CRÓNICAS PLURICULTURAIS
231. O DESCANSO PRECISA DE SE JUSTIFICAR?
Estar ocupado ou sempre ocupado é, cada vez mais, um símbolo de importância, produtividade, estatuto ou poder. Para muitos dá status e é gratificante saber-se que têm excesso de agitação e de compromissos, falta de tempo ou que não têm tempo para nada. Glorifica-se e exibe-se com orgulho o ser ocupado.
O descanso, por sua vez, é visto, crescentemente, como improdutivo, fracasso, preguiça, ócio, tédio, aborrecimento, não fazer nada, uma repetição monótona e permanente, um tempo livre e rame-rame ocioso e não produtivo. Desacelerar, priorizando o descanso, é fracassar. Mesmo aqueles que trabalharam décadas continuamente sentem-se, tantas vezes, mal vistos, porque menos produtivos e a reclamarem o seu direito ao descanso.
Todos sabemos que o trabalho é, antes de tudo, um preventivo contra o aborrecimento, que dá a satisfação de matar o tempo e possibilidades de êxito e de saída à ambição, havendo nele todas as gradações, desde o mero alívio do tédio às gratificações mais profundas.
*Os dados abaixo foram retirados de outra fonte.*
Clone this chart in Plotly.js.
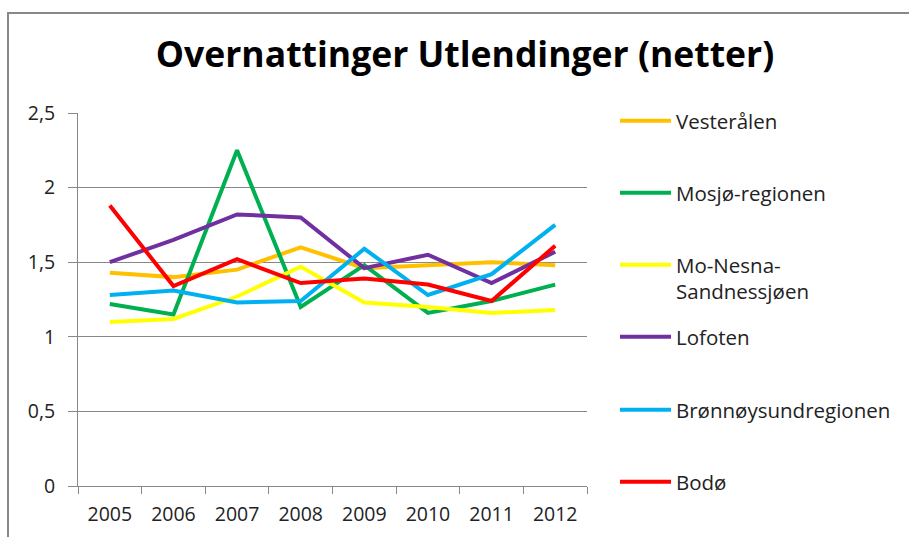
<!DOCTYPE html>
<html>
<head>
<meta charset="utf-8">
<script src="https://cdn.plot.ly/plotly-3.0.1.min.js"></script>
<style>html,body{margin:0;padding:0;background:#fff;}#chart{width:909px;height:537px;}</style>
</head>
<body>
<div id="chart"></div>
<script>
const years = ['2005','2006','2007','2008','2009','2010','2011','2012'];
const seriesNames = ['Vesterålen','Mosjø-regionen','Mo-Nesna-<br>Sandnessjøen','Lofoten','Brønnøysundregionen','Bodø'];
const vesteralen = [1.43, 1.40, 1.45, 1.60, 1.46, 1.48, 1.50, 1.48];
const mosjo      = [1.22, 1.15, 2.25, 1.20, 1.48, 1.16, 1.24, 1.35];
const moNesna    = [1.10, 1.12, 1.27, 1.47, 1.23, 1.20, 1.16, 1.18];
const lofoten    = [1.50, 1.65, 1.82, 1.80, 1.46, 1.55, 1.36, 1.57];
const bronnoy    = [1.28, 1.31, 1.23, 1.24, 1.59, 1.28, 1.42, 1.75];
const bodo       = [1.88, 1.34, 1.52, 1.36, 1.39, 1.35, 1.24, 1.61];
const seriesValues = [vesteralen, mosjo, moNesna, lofoten, bronnoy, bodo];
const colors = ['#FFC000','#00B050','#FFFF00','#7030A0','#00B0F0','#FF0000'];
const legendCentersPx = [121, 193, 265, 337, 410, 482];

const W = 909, H = 537;
const mL = 78, mR = 322, mT = 113, mB = 51;
const plotW = W - mL - mR, plotH = H - mT - mB;

const traces = seriesNames.map((name, i) => ({
  type: 'scatter', mode: 'lines', name: name,
  x: years, y: seriesValues[i],
  line: {color: colors[i], width: 4},
  legend: i === 0 ? 'legend' : 'legend' + (i + 1),
  hoverinfo: 'x+y+name'
}));

const FAM = '"Open Sans", Lato, sans-serif';
const layout = {
  width: W, height: H,
  margin: {l: mL, r: mR, t: mT, b: mB},
  paper_bgcolor: '#fff', plot_bgcolor: '#fff',
  separators: ',.',
  font: {family: FAM, color: '#222'},
  title: {
    text: '<b>Overnattinger Utlendinger (netter)</b>',
    font: {family: FAM, size: 35.5, color: '#000'},
    x: 465 / W, xref: 'container', xanchor: 'center',
    y: 1 - 55 / H, yref: 'container', yanchor: 'middle'
  },
  xaxis: {
    type: 'category', range: [-0.5, 7.5],
    tickson: 'boundaries', ticks: 'outside', ticklen: 7, tickcolor: '#888', tickwidth: 1,
    showline: true, linecolor: '#888', linewidth: 1,
    showgrid: false, zeroline: false,
    tickfont: {family: FAM, size: 19.5, color: '#222'},
    ticklabelstandoff: 11
  },
  yaxis: {
    range: [0, 2.5], dtick: 0.5, tick0: 0,
    ticks: 'outside', ticklen: 9, tickcolor: '#888', tickwidth: 1,
    showline: true, linecolor: '#888', linewidth: 1,
    showgrid: true, gridcolor: '#888', gridwidth: 1,
    zeroline: false,
    tickfont: {family: FAM, size: 19.5, color: '#222'},
    ticklabelstandoff: 9
  },
  showlegend: true,
  shapes: [{
    type: 'rect', xref: 'paper', yref: 'paper',
    x0: (8 - mL) / plotW, x1: 2,
    y0: -1, y1: (H - mB - 13) / plotH,
    line: {color: '#888', width: 2}, fillcolor: 'rgba(0,0,0,0)', layer: 'below'
  }]
};

seriesNames.forEach((n, i) => {
  const key = i === 0 ? 'legend' : 'legend' + (i + 1);
  layout[key] = {
    x: (615 - mL) / plotW, xanchor: 'left',
    y: (H - mB - legendCentersPx[i]) / plotH, yanchor: 'middle',
    bgcolor: 'rgba(0,0,0,0)', borderwidth: 0,
    font: {family: FAM, size: 20.5, color: '#222'},
    itemwidth: 51, valign: 'top'
  };
});
// two-line entry: anchor its top so the first line sits at its center
layout.legend3.yanchor = 'top';
layout.legend3.y = (H - mB - (legendCentersPx[2] - 20)) / plotH;

Plotly.newPlot('chart', traces, layout, {displayModeBar: false, staticPlot: true});
</script>
</body>
</html>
Se em excesso gera fadiga física, nervosa ou emocional podendo, segundo os especialistas, provocar neurastenia por exaustão corpórea ou psicológica, onde o amor à agitação pode conduzir ao não abandono do trabalho como “remédio” para uma cura fictícia, quando o verdadeiro “fármaco” deveria ser a desaceleração e o descanso.
A informática e as redes sociais reforçam e dão visibilidade a este excesso de trabalho e compromissos, mesmo que haja uma ilusão mediática e virtual de maior produtividade cada vez que são massivamente usadas.
Há, pois, que repensar este modelo de vida, tendo como referência primordial que o valor de uma pessoa não deve estar essencialmente amarrado à sua produtividade, há que reclamar e readquirir, com naturalidade e equilíbrio, o direito ao descanso, ao ócio e tédio criativo, ao não ruído, à não agitação, à contemplação, à pausa, ao silêncio. Nem podemos perder a capacidade de simplesmente não fazer nada. Nem do tempo livre, proporcionado pelo descanso, ter de ser sempre preenchido por mais, mais “trabalhos”.
O descanso tem de ser tido como um sinal de equilíbrio que cuida e nos aproxima de nós próprios, que se justifica por si e não precisa de ser justificado.